For organizers
Duplicate an event or set up a series
By Tim Sullivan Updated
A good game is worth running twice. When Crimson Tavern Friday wraps, you don't rebuild it from scratch. You clone it, or you stamp out a whole season in one go.
Slaydate gives you two ways to reuse an event. Duplicate makes one copy you tweak and reopen. Make recurring lays down a run of dates on a schedule you pick. Both live in the same place, and both carry your setup forward so you're not retyping room names and webhooks every week.
Find the two reuse actions
Open the management hub for the event you want to reuse. Next to Edit, there's a three-dots "More actions" button (the kebab menu). Click it and you'll see Day-of door, Duplicate event, Make recurring, and Delete event.
There's a second way in, surfaced when it's most useful. Once an event is in the past, a card shows up on the Event tab: "The event is done. Schedule the next one?" with Duplicate event and Make recurring buttons right there. Same two actions, no menu-hunting after the event you just ran.
Both are always available, on any event. No setting to flip first.
Duplicate in one click
Click Duplicate event and Slaydate makes the copy on the spot, then drops you on the new event's organize page with a notice: "Event duplicated. Click Edit Details to update the name and date."
The copy's title is the original with "- Copy" appended (a second copy becomes "- Copy 2", and so on). The date gets pushed forward one week, keeping the same start time, duration, and timezone. If that week already holds another of your events, it steps forward a week at a time until it finds a free slot, so you never land on a clash.
Know what carries over (and what doesn't)
The copy brings your whole setup with it: the location (address, map pin, and the further instructions), the description, the cover image, every room (name, capacity, description, and order), every storyteller, every attached webhook with its triggers and message, and the settings toggles (ask for pronouns, code of conduct, show attendee count, show attendee list, acceptance email text).
What it does not bring is the people. The copy starts with an empty roster. Nobody from Crimson Tavern Friday is seated or waitlisted on the new event, which is what you want.

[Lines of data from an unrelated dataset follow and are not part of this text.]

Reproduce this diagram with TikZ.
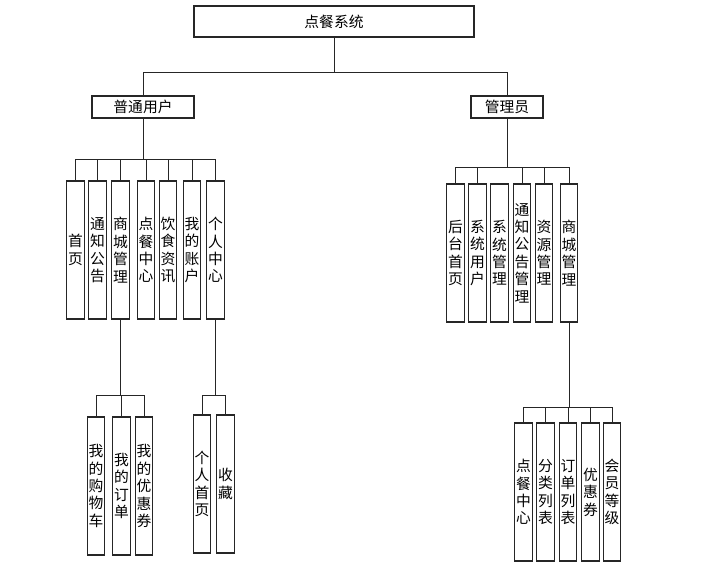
\documentclass[tikz,border=0pt]{standalone}
\usepackage{fontspec}
\newfontfamily\cjk{Noto Sans CJK SC}
\usepackage{tikz}
\usetikzlibrary{positioning,calc}
\newcommand{\boxfont}{\cjk\fontsize{10.5pt}{12.4pt}\selectfont}

\begin{document}
\begin{tikzpicture}[
    x=0.025cm,y=-0.025cm,
    link/.style={line width=0.7pt,black!85},
    topbox/.style={draw=black!85,line width=0.8pt,minimum width=7cm,minimum height=0.775cm,inner sep=0pt,font=\boxfont},
    midbox/.style={draw=black!85,line width=0.8pt,minimum height=0.55cm,inner sep=0pt,font=\boxfont},
    vbox/.style={draw=black!85,line width=0.8pt,minimum width=0.44cm,minimum height=3.45cm,inner sep=0pt,align=center,font=\boxfont}]
\useasboundingbox[fill=white] (0,0) rectangle (718,586);
% ===== root and the two roles =====
\node[topbox] (sys) at (334,21.5) {点餐系统};
\node[midbox,minimum width=2.55cm] (user) at (143,107) {普通用户};
\node[midbox,minimum width=1.8cm] (admin) at (507,107) {管理员};
% ===== ordinary user modules =====
\node[vbox] (u1) at (75.5,250) {首\\页};
\node[vbox] (u2) at (97.5,250) {通\\知\\公\\告};
\node[vbox] (u3) at (120.5,250) {商\\城\\管\\理};
\node[vbox] (u4) at (146,250) {点\\餐\\中\\心};
\node[vbox] (u5) at (168,250) {饮\\食\\资\\讯};
\node[vbox] (u6) at (192,250) {我\\的\\账\\户};
\node[vbox] (u7) at (215.5,250) {个\\人\\中\\心};
% ===== admin modules =====
\node[vbox] (a1) at (455.5,253) {后\\台\\首\\页};
\node[vbox] (a2) at (477.5,253) {系\\统\\用\\户};
\node[vbox] (a3) at (499.5,253) {系\\统\\管\\理};
\node[vbox] (a4) at (522,253) {通\\知\\公\\告\\管\\理};
\node[vbox] (a5) at (544,253) {资\\源\\管\\理};
\node[vbox] (a6) at (569,253) {商\\城\\管\\理};
% ===== third level =====
\node[vbox] (l1) at (96,486) {我\\的\\购\\物\\车};
\node[vbox] (l2) at (121.5,486) {我\\的\\订\\单};
\node[vbox] (l3) at (144,486) {我\\的\\优\\惠\\券};
\node[vbox] (p1) at (202,484) {个\\人\\首\\页};
\node[vbox] (p2) at (225.5,484) {收\\藏};
\node[vbox] (m1) at (523.5,492) {点\\餐\\中\\心};
\node[vbox] (m2) at (545.5,492) {分\\类\\列\\表};
\node[vbox] (m3) at (568,492) {订\\单\\列\\表};
\node[vbox] (m4) at (590.5,492) {优\\惠\\券};
\node[vbox] (m5) at (612,492) {会\\员\\等\\级};
% ===== bus points =====
\coordinate (sbus) at (334,72);
\coordinate (ubus) at (143,159);
\coordinate (abus) at (507,167);
\coordinate (lbus) at (120.5,395);
\coordinate (pbus) at (215.5,395);
\coordinate (mbus) at (569,407);
% ===== connectors =====
\draw[link] (sys.south) -- (sbus) -| (user.north);
\draw[link] (sbus) -| (admin.north);
\draw[link] (user.south) -- (ubus);
\foreach \c in {u1,u2,u3,u4,u5,u6,u7}
  \draw[link] (ubus) -| (\c.north);
\draw[link] (admin.south) -- (abus);
\foreach \c in {a1,a2,a4,a5,a6}
  \draw[link] (abus) -| (\c.north);
\draw[link] (u3.south) -- (lbus);
\foreach \c in {l1,l2,l3}
  \draw[link] (lbus) -| (\c.north);
\draw[link] (u7.south) -- (pbus);
\foreach \c in {p1,p2}
  \draw[link] (pbus) -| (\c.north);
\draw[link] (a6.south) -- (mbus);
\foreach \c in {m1,m2,m3,m4,m5}
  \draw[link] (mbus) -| (\c.north);
\end{tikzpicture}
\end{document}
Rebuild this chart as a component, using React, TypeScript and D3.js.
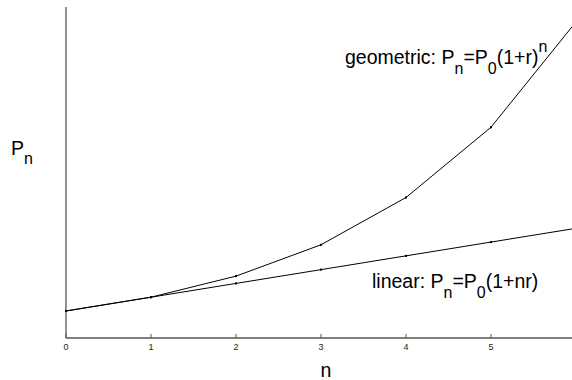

Two things start deliberately off: signups are CLOSED and the event is UNLISTED. That's so you can look it over before anyone can find it. Public listing is not copied to a duplicate (it resets to off, unlike a recurring series, where it does carry over). The usual move is Edit Details to fix the name and date, then open signups when you're ready.
Open the recurring-series modal
For a run of dates instead of a single copy, click Make recurring. A modal opens titled "Create a recurring game."
Up top it shows what it's seeded from: the event's current date and time. Every date it generates inherits that start time and duration, so a 7:00 PM Friday seeds 7:00 PM games.
Pick a rhythm and a count
Under Repeat, choose one cadence. Weekly on a weekday you pick (tap the S M T W T F S day pills). Every 2 weeks on a weekday you pick. Or Monthly, which has two patterns: "On the [Nth] [weekday] of the month" (the 2nd Friday, say) or "On the [Dth] of the month" (the 8th).
Under How many, the stepper runs from 2 to 52 occurrences and defaults to 12. For a Crimson Tavern season you might set Weekly on Friday, 12 games.
When the form looks right, click Preview the season.
Read the preview and watch for skips
The preview lays out a strip of small calendar tiles, one per date, before anything is created. Some tiles may be marked SKIP. A date gets skipped when it clashes with another of your existing events, with an earlier occurrence already placed in this same series, or when the pattern can't happen that month (the 31st in a 30-day month, or a 5th Friday in a month with only four). The reason for each skip is listed right under the strip.
Skips don't extend the run. Ask for 12 with 2 skipped and you get 10. The summary says so plainly: "10 games on the calendar." with "2 dates skipped."
To change something, Revise takes you back to the form with your choices intact. When it looks right, Create (N) commits and creates exactly N events.
After you commit
The occurrences are linked together as one series, and the original seed event joins the series too. Each occurrence copies the same content a duplicate would (rooms, storytellers, webhooks, settings, description, image).
Signups start CLOSED on every generated occurrence, on purpose. A series can span months, and you don't want seats claimed in March for a game in June. Open signups per occurrence as each one gets close. (The public-listing flag carries over from the seed event, which is one place a series differs from a single duplicate.)
There's no per-occurrence editing inside the modal. To customize any single occurrence, open it from its own management hub afterward.
Duplicate when you want one more event you'll review and reopen by hand. Make recurring when you know the whole season's rhythm and want the dates laid down at once.
Either way, the work you put into rooms, storytellers, and webhooks comes along for free. You just review the copy, fix the name and date, and open signups when each one gets close.